• [Aim of the task] Write out all the lines again, precisely as they stand, but without the images.

══════════

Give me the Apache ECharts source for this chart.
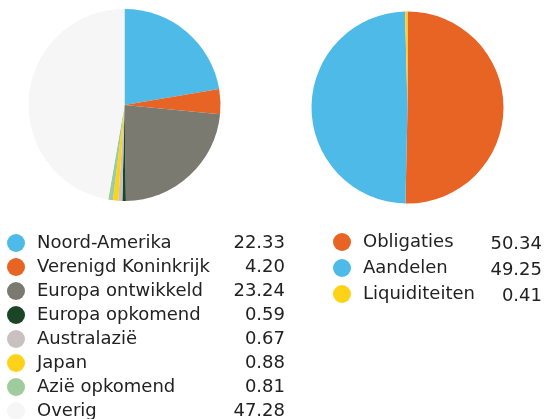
<!DOCTYPE html>
<html><head><meta charset="utf-8">
<script src="https://cdn.jsdelivr.net/npm/echarts@6/dist/echarts.min.js"></script>
<style>html,body{margin:0;padding:0;background:#fff}#c{width:551px;height:419px}</style>
</head><body><div id="c"></div>
<script>
const regionNames = ['Noord-Amerika','Verenigd Koninkrijk','Europa ontwikkeld','Europa opkomend','Australazië','Japan','Azië opkomend','Overig'];
const regionValues = [22.33, 4.20, 23.24, 0.59, 0.67, 0.88, 0.81, 47.28];
const regionColors = ['#4dbae8','#e86424','#7a7a70','#1b4527','#c9c0c1','#ffd21a','#9fcc9c','#f6f6f6'];
const assetNames = ['Obligaties','Aandelen','Liquiditeiten'];
const assetValues = [50.34, 49.25, 0.41];
const assetColors = ['#e86424','#4dbae8','#ffd21a'];

const fontFamily = 'DejaVu Sans';
const fs = 18;
function fmt(v){ return v.toFixed(2); }
const regionMap = {}; regionNames.forEach((n,i)=>regionMap[n]=regionValues[i]);
const assetMap = {}; assetNames.forEach((n,i)=>assetMap[n]=assetValues[i]);

const chart = echarts.init(document.getElementById('c'), null, {renderer:'canvas'});
chart.setOption({
  animation:false,
  backgroundColor:'#ffffff',
  legend:[{
    data: regionNames,
    orient:'vertical', left:7, top:234, height:200, padding:0,
    icon:'circle', itemWidth:18, itemHeight:18, itemGap:6,
    selectedMode:false,
    formatter: n => '{n|'+n+'}{v|'+fmt(regionMap[n])+'}',
    textStyle:{ fontFamily, fontSize:fs, color:'#222', padding:[0,0,0,7],
      rich:{ n:{width:188, fontFamily, fontSize:fs, color:'#222'}, v:{width:60, align:'right', fontFamily, fontSize:fs, color:'#222'} } }
  },{
    data: assetNames,
    orient:'vertical', left:333, top:233, height:100, padding:0,
    icon:'circle', itemWidth:18, itemHeight:18, itemGap:6,
    selectedMode:false,
    formatter: n => '{n|'+n+'}{v|'+fmt(assetMap[n])+'}',
    textStyle:{ fontFamily, fontSize:fs, color:'#222', padding:[0,0,0,7],
      rich:{ n:{width:119, fontFamily, fontSize:fs, color:'#222'}, v:{width:60, align:'right', fontFamily, fontSize:fs, color:'#222', padding:[4,0,0,0]} } }
  }],
  series:[{
    type:'pie', center:[124.5,105], radius:[0,96], startAngle:90, clockwise:true,
    label:{show:false}, labelLine:{show:false}, silent:true,
    itemStyle:{borderWidth:0},
    data: regionNames.map((n,i)=>({name:n, value:regionValues[i], itemStyle:{color:regionColors[i]}}))
  },{
    type:'pie', center:[407.5,107.5], radius:[0,96], startAngle:90, clockwise:true,
    label:{show:false}, labelLine:{show:false}, silent:true,
    itemStyle:{borderWidth:0},
    data: assetNames.map((n,i)=>({name:n, value:assetValues[i], itemStyle:{color:assetColors[i]}}))
  }]
});
</script></body></html>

══════════

• [Expected answer]
Give me the Apache ECharts source for this chart.
<!DOCTYPE html>
<html><head><meta charset="utf-8">
<script src="https://cdn.jsdelivr.net/npm/echarts@6/dist/echarts.min.js"></script>
<style>html,body{margin:0;padding:0;background:#fff}#c{width:551px;height:419px}</style>
</head><body><div id="c"></div>
<script>
const regionNames = ['Noord-Amerika','Verenigd Koninkrijk','Europa ontwikkeld','Europa opkomend','Australazië','Japan','Azië opkomend','Overig'];
const regionValues = [22.33, 4.20, 23.24, 0.59, 0.67, 0.88, 0.81, 47.28];
const regionColors = ['#4dbae8','#e86424','#7a7a70','#1b4527','#c9c0c1','#ffd21a','#9fcc9c','#f6f6f6'];
const assetNames = ['Obligaties','Aandelen','Liquiditeiten'];
const assetValues = [50.34, 49.25, 0.41];
const assetColors = ['#e86424','#4dbae8','#ffd21a'];

const fontFamily = 'DejaVu Sans';
const fs = 18;
function fmt(v){ return v.toFixed(2); }
const regionMap = {}; regionNames.forEach((n,i)=>regionMap[n]=regionValues[i]);
const assetMap = {}; assetNames.forEach((n,i)=>assetMap[n]=assetValues[i]);

const chart = echarts.init(document.getElementById('c'), null, {renderer:'canvas'});
chart.setOption({
  animation:false,
  backgroundColor:'#ffffff',
  legend:[{
    data: regionNames,
    orient:'vertical', left:7, top:234, height:200, padding:0,
    icon:'circle', itemWidth:18, itemHeight:18, itemGap:6,
    selectedMode:false,
    formatter: n => '{n|'+n+'}{v|'+fmt(regionMap[n])+'}',
    textStyle:{ fontFamily, fontSize:fs, color:'#222', padding:[0,0,0,7],
      rich:{ n:{width:188, fontFamily, fontSize:fs, color:'#222'}, v:{width:60, align:'right', fontFamily, fontSize:fs, color:'#222'} } }
  },{
    data: assetNames,
    orient:'vertical', left:333, top:233, height:100, padding:0,
    icon:'circle', itemWidth:18, itemHeight:18, itemGap:6,
    selectedMode:false,
    formatter: n => '{n|'+n+'}{v|'+fmt(assetMap[n])+'}',
    textStyle:{ fontFamily, fontSize:fs, color:'#222', padding:[0,0,0,7],
      rich:{ n:{width:119, fontFamily, fontSize:fs, color:'#222'}, v:{width:60, align:'right', fontFamily, fontSize:fs, color:'#222', padding:[4,0,0,0]} } }
  }],
  series:[{
    type:'pie', center:[124.5,105], radius:[0,96], startAngle:90, clockwise:true,
    label:{show:false}, labelLine:{show:false}, silent:true,
    itemStyle:{borderWidth:0},
    data: regionNames.map((n,i)=>({name:n, value:regionValues[i], itemStyle:{color:regionColors[i]}}))
  },{
    type:'pie', center:[407.5,107.5], radius:[0,96], startAngle:90, clockwise:true,
    label:{show:false}, labelLine:{show:false}, silent:true,
    itemStyle:{borderWidth:0},
    data: assetNames.map((n,i)=>({name:n, value:assetValues[i], itemStyle:{color:assetColors[i]}}))
  }]
});
</script></body></html>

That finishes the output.